Dans son ouvrage récent « l’élan de l’âme » [The Soul’s Upward Yearning] le Père Robert Spitzer, S.J., philosophe, considère que les études mondiales étendues d’expériences de mort imminente peuvent constituer une preuve des facultés humaines de transcendance, mais pense que ces études doivent être étayées par d’autres analyses philosophiques et scientifiques.

Spitzzer, étudiant du Thomisme transcendental du Père Bernard Lonergan, S.J., et également familier des avancées actuelles en sciences et en mathématiques, suit les traces de Platon, Aristote, Kant, et autres pholosophes qui ont proposé des preuves rationnelles de l’existence de Dieu et de l’immortalité.

Il débute par des études exhaustives de l’expérience religieuse (le sentiment d’être entraîné vers du divin « totalement autre ».) de personnalités telles que William James (The Varieties of Religious Experience – Diversité des expériences religieuses), Rudolf Otto (The Idea of the Holy – La notion de sainteté), et Mircea Eliade dans ses multiples œuvres sur la philosophie de la religion.
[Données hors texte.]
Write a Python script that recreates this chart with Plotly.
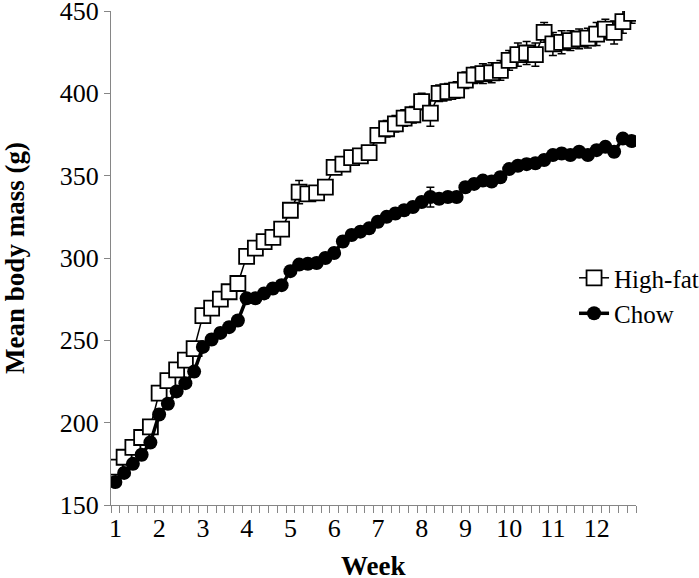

Spitzer remarque que 84 % de la population mondiale est religieuse, et discute à propos d’expériences de « quelque chose transcendant, mystérieux, et sacré existant comme « totalement Autre ».

De même qu’Aristote, qui parle de l’existence d’un composant intellectuel de la conscience, indépendant de la matière, « immortel et éternel », Spitzer insiste sur les pouvoirs et horizons mentaux, « notions heuristiques » qui réunissent les concepts généraux et les rapports entre concepts. Ce qui mène à une compréhension de plus en plus grande, mais demeure imparfait. Notre sens de « l’imperfection » résulte de notre orientation innée vers un « horizon accessible d’intelligibilité totale et illimitée ».

En mathématiques, le théorème de Gödel montre que même le système le plus solidement logique a nécessairement une lacune qui « mène à des solutions plus élaborées en ce domaine d’intelligibilité ». Ainsi, au cours des investigations intellectuelles, le cheminement des « pourquoi ?  » mène toujours à d’autres « pourquoi ?  » et invite les humains vers un royaume de compréhension qui transcende les simples sens.

Comme Platon, selon qui nos sens de la perfection, telle « l’égalité parfaite » ou la « bonté parfaite » ne peuvent provenir du monde ici-bas mais doivent avoir une origine divine à laquelle participent les humains, Spitzer soutient que dans nos rencontres quotidiennes avec les imperfections de justice, de bonté, d’amour, de beauté, se trouve un sens inné de perfection qui, mené à son terme logique, nous amène à saisir la possibilité d’une justice parfaite, d’un amour parfait, etc. . .

Tout comme Descartes, Spitzer se confronte au problème suivant : comment l’âme peut-elle se lier et agir en union avec un corps matériel ? La réponse de Descartes — la glande pinéale — n’aboutissait pas, mais relançait d’autres hypothèses.

Selon Spitzer, la théorie « trialiste » (et non pas « dualiste ») du neurophysiologiste Prix Nobel John Eccles pourrait proposer le meilleur espoir actuel de solution. Alors que, pour Eccles, les fonctions d’ondes quantiques peuvent tomber en « eigenstate » [effondrement quantique ?] — touchant les systèmes physiques classiques — les champs quantiques faisant le lien entre les composants immatériels et matériels de la conscience.

L’ultime exemple de ce phénomène de prise de conscience, où les humains « expérimentent l’introspection », les montre « en train d’expérimenter l’expérimentation », ce qui donne deux points de vue à un acte unique — une impossibilité matériellement parlant, et ce qui suggère fortement que la « conscience » est « trans-physique ».

Et pourtant, les philosophes peuvent bien s’orienter autrement. Socrate, par exemple, après avoir proposé ses preuves d’immortalité comme « radeau de sauvetage », ajoutait un commentaire : un philosophe serait plus sûr de lui s’il pouvait trouver un mot de Dieu l’emmenant, le guidant en sécurité. Et de même, Spitzer qui, pour conclure, s’appuie sur la révélation du Christianisma comme ultime et unique réponse aux questions sur l’immortalité de l’âme.

Illustration : L’âme survolant le corps – William Blake, 1808.